Researchers are now capable of deflecting beams of laser light by using an invisible grating system made of air. The optical system is created using ultrasound and is not damaged by the laser (it is just air, after all), and it doesn’t reduce the quality of the beam.
The team has already applied for a patent on this new approach. It consists of using a special loudspeaker to create a pattern of air at different densities. While the quality stays the same, the setup has only a 50 percent efficiency, but the team believes they can push further in the future,
“We’ve generated an optical grating with the help of acoustic density waves,” first author Yannick Schrödel, a PhD student at DESY and Helmholtz Institute Jena, said in a statement.
The work used a soundwave of 140 decibels (like standing close to a jet engine) but in the ultrasound range, so it can’t be heard by the human ear. The waves create layers with different densities. The work was inspired by how light is bent by the Earth’s atmosphere as it passes through layers of different densities.
“However, deflecting light by diffraction grating allows much more precise control of the laser light compared to deflection in the Earth's atmosphere,” explains Schrödel. “The properties of the optical grating are influenced by the frequency and intensity – in other words, the volume – of the sound waves.”

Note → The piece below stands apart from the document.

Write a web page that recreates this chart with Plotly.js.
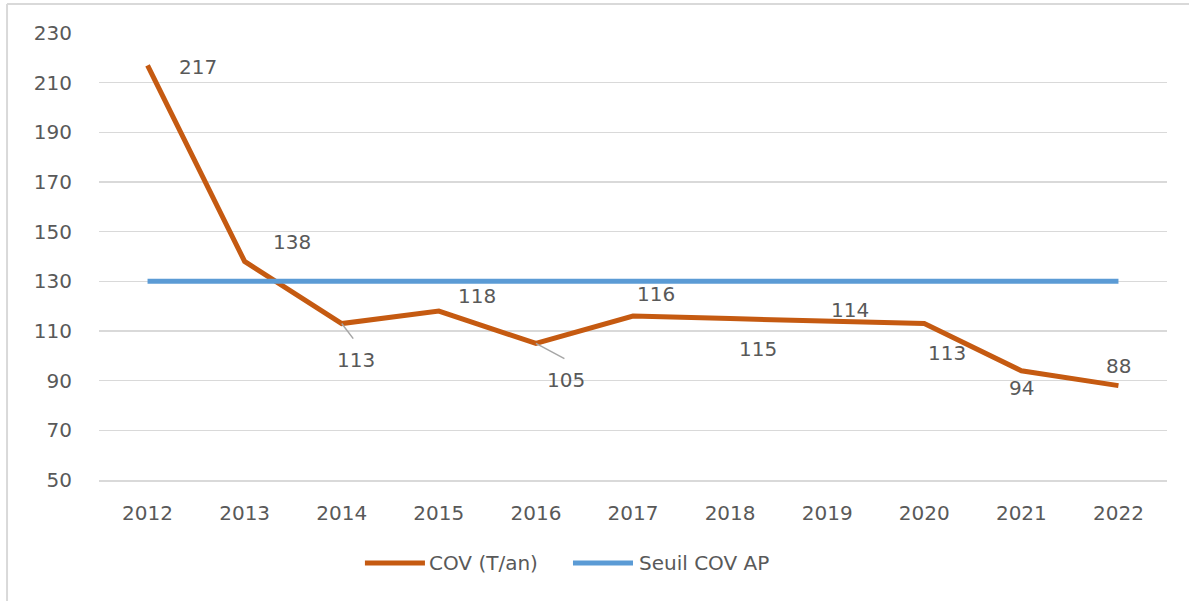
<!DOCTYPE html>
<html>
<head>
<meta charset="utf-8">
<script src="https://cdn.plot.ly/plotly-3.0.1.min.js"></script>
<style>html,body{margin:0;padding:0;background:#fff;}#chart{width:1189px;height:601px;}</style>
</head>
<body>
<div id="chart"></div>
<script>
// Data
var years = ['2012','2013','2014','2015','2016','2017','2018','2019','2020','2021','2022'];
var covValues = [217, 138, 113, 118, 105, 116, 115, 114, 113, 94, 88];
var seuilValues = [130, 130, 130, 130, 130, 130, 130, 130, 130, 130, 130];
var covName = 'COV (T/an)';
var seuilName = 'Seuil COV AP';
var yTicks = [50, 70, 90, 110, 130, 150, 170, 190, 210, 230];

// Label offsets (pixels) and leader-line ends (pixels, null = no leader)
var labelDx = [50, 47, 14, 38, 30, 23, 28, 23, 23, 0, 0];
var labelDy = [2, -19, 36, -15, 37, -22, 30, -11, 29, 17, -20];
var leaderDx = [null, null, 13, null, 30, null, null, null, null, null, null];
var leaderDy = [null, null, 17, null, 16, null, null, null, null, null, null];

var textColor = '#595959';
var fontFam = '"DejaVu Sans", sans-serif';
var covColor = '#C55A11';
var seuilColor = '#5B9BD5';

var traces = [
  {x: years, y: covValues, name: covName, type: 'scatter', mode: 'lines',
   line: {color: covColor, width: 5}, showlegend: false},
  {x: years, y: seuilValues, name: seuilName, type: 'scatter', mode: 'lines',
   line: {color: seuilColor, width: 5}, showlegend: false}
];

var annotations = [];
covValues.forEach(function(v, i) {
  if (leaderDx[i] !== null) {
    annotations.push({x: i, y: v, xref: 'x', yref: 'y', text: ' ',
      font: {family: fontFam, size: 1, color: textColor},
      ax: leaderDx[i], ay: leaderDy[i], axref: 'pixel', ayref: 'pixel', showarrow: true,
      arrowhead: 0, arrowwidth: 1.5, arrowcolor: '#A6A6A6', standoff: 0, startstandoff: 0});
  }
  annotations.push({x: i, y: v, xref: 'x', yref: 'y', text: String(v),
    font: {family: fontFam, size: 20, color: textColor},
    ax: labelDx[i], ay: labelDy[i], axref: 'pixel', ayref: 'pixel', showarrow: true,
    arrowwidth: 0.1, arrowcolor: 'rgba(0,0,0,0)'});
});

// Manual legend (wide line swatches like the original)
var legendY = -0.1857;
annotations.push({xref: 'paper', yref: 'paper', x: 0.3071, y: legendY, xanchor: 'left', yanchor: 'middle',
  text: covName, showarrow: false, font: {family: fontFam, size: 20, color: textColor}});
annotations.push({xref: 'paper', yref: 'paper', x: 0.5037, y: legendY, xanchor: 'left', yanchor: 'middle',
  text: seuilName, showarrow: false, font: {family: fontFam, size: 20, color: textColor}});

var layout = {
  width: 1189, height: 601,
  margin: {l: 99, r: 22, t: 33, b: 121},
  paper_bgcolor: '#ffffff', plot_bgcolor: '#ffffff',
  font: {family: fontFam, color: textColor, size: 20},
  showlegend: false,
  xaxis: {type: 'category', range: [-0.5, 10.5], showgrid: false, zeroline: false,
    showline: true, linecolor: '#D9D9D9', linewidth: 1.5, ticks: '',
    tickfont: {family: fontFam, size: 20, color: textColor}, ticklabelstandoff: 14, fixedrange: true},
  yaxis: {range: [50, 230], tickvals: yTicks, showgrid: true, gridcolor: '#D9D9D9', gridwidth: 1.5,
    zeroline: false, showline: false, ticks: '',
    tickfont: {family: fontFam, size: 20, color: textColor}, ticklabelstandoff: 26, fixedrange: true},
  annotations: annotations,
  shapes: [
    {type: 'line', xref: 'paper', yref: 'paper', x0: -0.0861, x1: 1.03, y0: 1.0648, y1: 1.0648,
     line: {color: '#D9D9D9', width: 2}},
    {type: 'line', xref: 'paper', yref: 'paper', x0: -0.0861, x1: -0.0861, y0: 1.0648, y1: -0.30,
     line: {color: '#D9D9D9', width: 2}},
    {type: 'line', xref: 'paper', yref: 'paper', x0: 0.249, x1: 0.3052, y0: legendY, y1: legendY,
     line: {color: covColor, width: 5}},
    {type: 'line', xref: 'paper', yref: 'paper', x0: 0.4438, x1: 0.5, y0: legendY, y1: legendY,
     line: {color: seuilColor, width: 5}}
  ]
};

Plotly.newPlot('chart', traces, layout, {displayModeBar: false, staticPlot: true});
</script>
</body>
</html>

In the experiment, the researchers employed an infrared laser pulse with a peak power of 20 gigawatts. That is equivalent to about 2 billion LEDs, or the energy required to send 16.5 DeLoreans back to the future. Lasers such as this can be used to process materials and more, given their power.
“In this power range, the material properties of mirrors, lenses, and prisms significantly limit their use, and such optical elements are easily damaged by strong laser beams in practice,” added project lead Christoph Heyl, also from DESY and Helmholtz Institute Jena. “In addition, the quality of the laser beam suffers. In contrast, we’ve managed to deflect laser beams in a quality-preserving way without contact.”
The team was able to create a grating system, but they believe that other optical structures could be made out of air, such as lenses and waveguides. And, it could even be possible to use different gases to interact with different types of lasers.
“The potential of contactless control of light and its extension to other applications can currently only be imagined,” stated Heyl. “Modern optics is based almost exclusively on the interaction of light with solid matter. Our approach opens up a completely new direction.”
The study is published in Nature Photonics.